SAO PAULO, BRAZIL — Brazilian machinery maker Irmaos Semeraro Ltda., which already assembles and sells blow molding machines for Milacron Inc., has started selling Milacron extruders in Brazil.
The deal covers sales only; Semeraro does not plan to make extruders. Semeraro announced the news at Brasilplast'99, which ran March 8-13 in SÃo Paulo.
The agreement gives Milacron, the largest U.S. plastics machinery manufacturer, an important inroad into Brazil, according to Glenn Anderson, director of sales and marketing at Milacron's extrusion machinery business.

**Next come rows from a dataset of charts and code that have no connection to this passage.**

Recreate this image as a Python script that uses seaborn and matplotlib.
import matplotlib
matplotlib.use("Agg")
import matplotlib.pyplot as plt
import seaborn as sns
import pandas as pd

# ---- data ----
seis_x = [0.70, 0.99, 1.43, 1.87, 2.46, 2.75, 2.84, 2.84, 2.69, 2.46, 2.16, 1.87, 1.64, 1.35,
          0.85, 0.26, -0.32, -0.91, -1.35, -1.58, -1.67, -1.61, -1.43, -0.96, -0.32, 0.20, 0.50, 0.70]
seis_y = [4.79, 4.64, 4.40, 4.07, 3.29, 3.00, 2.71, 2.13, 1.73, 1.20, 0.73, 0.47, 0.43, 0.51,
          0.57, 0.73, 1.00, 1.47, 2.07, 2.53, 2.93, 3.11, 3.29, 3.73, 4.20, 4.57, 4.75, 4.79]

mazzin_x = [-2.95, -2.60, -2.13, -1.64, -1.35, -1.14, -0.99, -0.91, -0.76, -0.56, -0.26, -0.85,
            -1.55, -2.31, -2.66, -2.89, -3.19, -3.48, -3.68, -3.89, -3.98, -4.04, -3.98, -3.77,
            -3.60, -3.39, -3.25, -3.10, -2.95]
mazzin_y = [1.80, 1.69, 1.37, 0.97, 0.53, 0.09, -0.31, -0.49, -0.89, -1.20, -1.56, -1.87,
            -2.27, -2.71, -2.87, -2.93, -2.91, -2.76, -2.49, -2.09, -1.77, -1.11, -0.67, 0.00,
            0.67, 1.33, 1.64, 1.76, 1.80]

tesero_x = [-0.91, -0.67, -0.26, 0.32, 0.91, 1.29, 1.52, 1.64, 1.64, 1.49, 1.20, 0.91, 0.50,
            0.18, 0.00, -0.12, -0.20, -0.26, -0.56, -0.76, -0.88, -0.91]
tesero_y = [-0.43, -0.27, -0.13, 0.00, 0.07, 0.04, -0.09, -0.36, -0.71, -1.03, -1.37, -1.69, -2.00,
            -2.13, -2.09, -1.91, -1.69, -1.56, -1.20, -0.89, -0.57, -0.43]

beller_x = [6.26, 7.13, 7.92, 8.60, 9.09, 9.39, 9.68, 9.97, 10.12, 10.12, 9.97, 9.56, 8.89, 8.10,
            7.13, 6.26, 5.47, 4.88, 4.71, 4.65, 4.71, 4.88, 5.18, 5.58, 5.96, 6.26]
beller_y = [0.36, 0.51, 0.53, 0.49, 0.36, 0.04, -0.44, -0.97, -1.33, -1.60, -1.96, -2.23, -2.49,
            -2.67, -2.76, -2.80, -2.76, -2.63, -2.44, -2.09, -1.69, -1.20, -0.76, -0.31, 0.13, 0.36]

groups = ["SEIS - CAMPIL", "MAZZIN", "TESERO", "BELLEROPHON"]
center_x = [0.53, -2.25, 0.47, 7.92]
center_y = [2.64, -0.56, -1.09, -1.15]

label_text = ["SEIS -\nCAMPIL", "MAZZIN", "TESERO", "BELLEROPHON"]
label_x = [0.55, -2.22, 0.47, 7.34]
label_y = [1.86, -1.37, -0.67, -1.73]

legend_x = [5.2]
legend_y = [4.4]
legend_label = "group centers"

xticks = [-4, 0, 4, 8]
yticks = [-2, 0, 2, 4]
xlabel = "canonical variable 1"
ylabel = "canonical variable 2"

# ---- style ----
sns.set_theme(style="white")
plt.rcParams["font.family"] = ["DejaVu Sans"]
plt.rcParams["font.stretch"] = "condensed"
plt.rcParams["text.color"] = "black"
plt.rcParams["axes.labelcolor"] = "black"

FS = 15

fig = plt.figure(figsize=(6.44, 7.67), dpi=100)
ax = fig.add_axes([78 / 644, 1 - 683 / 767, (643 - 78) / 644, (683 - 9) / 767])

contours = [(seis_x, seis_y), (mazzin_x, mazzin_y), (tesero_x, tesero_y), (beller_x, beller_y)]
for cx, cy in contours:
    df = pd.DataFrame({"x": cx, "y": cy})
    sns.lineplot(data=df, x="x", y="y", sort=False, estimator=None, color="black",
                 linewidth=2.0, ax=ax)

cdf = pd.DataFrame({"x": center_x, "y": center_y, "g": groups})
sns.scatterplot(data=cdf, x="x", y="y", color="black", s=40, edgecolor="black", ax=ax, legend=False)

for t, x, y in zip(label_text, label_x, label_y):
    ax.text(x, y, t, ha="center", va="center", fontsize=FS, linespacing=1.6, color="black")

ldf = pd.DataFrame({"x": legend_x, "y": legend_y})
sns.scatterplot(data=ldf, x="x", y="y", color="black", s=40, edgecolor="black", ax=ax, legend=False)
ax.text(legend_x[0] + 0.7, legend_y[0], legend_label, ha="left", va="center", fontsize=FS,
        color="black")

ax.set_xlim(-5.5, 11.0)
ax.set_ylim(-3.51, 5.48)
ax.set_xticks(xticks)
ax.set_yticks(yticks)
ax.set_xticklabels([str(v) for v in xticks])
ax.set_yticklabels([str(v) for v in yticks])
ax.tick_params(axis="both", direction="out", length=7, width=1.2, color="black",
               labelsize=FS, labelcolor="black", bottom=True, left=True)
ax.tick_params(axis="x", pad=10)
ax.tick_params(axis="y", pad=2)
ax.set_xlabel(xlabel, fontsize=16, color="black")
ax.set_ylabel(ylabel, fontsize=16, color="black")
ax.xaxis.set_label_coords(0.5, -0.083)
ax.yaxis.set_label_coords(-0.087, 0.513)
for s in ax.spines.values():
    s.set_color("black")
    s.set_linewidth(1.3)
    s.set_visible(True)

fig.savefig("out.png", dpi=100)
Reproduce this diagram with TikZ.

Semeraro has become Milacron's local link to the developing Brazilian market. Until a year ago, Ohio-based Milacron had little exposure in Brazil. But that changed when it bought the Uniloy blow molding and structural foam molding machine businesses from Johnson Controls Inc.
Semeraro has made Uniloy blow molding machines since 1995, first with Johnson Controls, and now with Milacron.
``With the acquisition of Uniloy came a marketing opportunity with Semeraro, and we piggybacked on top of that,'' Anderson said by telephone after Brasilplast.
Nelson Semeraro, company president, said his firm signed a formal agreement last month to sell extruders made at Milacron's plant in Vienna, Austria. Semeraro announced the deal at Brasilplast but did not have enough booth space to show any extruders, he said in an interview at the show.
Anderson said Semeraro also will sell U.S.-made Milacron extruders. Both firms are working on a formal agreement, but Semeraro can sell the U.S. machines right away, he said.
``We want them to sell whatever extruder makes sense,'' Anderson said.
He said Milacron's factories in Batavia, Ohio, and Vienna both make the same equipment — single-screw extruders; conical, counter-rotating twin-screw extruders; and parallel, counter-rotating twin-screw machines.
Semeraro built 10 Uniloy blow molders last year, but Nelson Semeraro expects sales to increase this year because of the new Exact line of machines, introduced at the K'98 show in Germany.
He said the Uniloy structural foam machines, sold under the Springfield brand name, have done well in his country, thanks to a booming market for polyethylene water-storage tanks. The plastic tanks are replacing asbestos-filled cement tanks found in nearly every Brazilian home.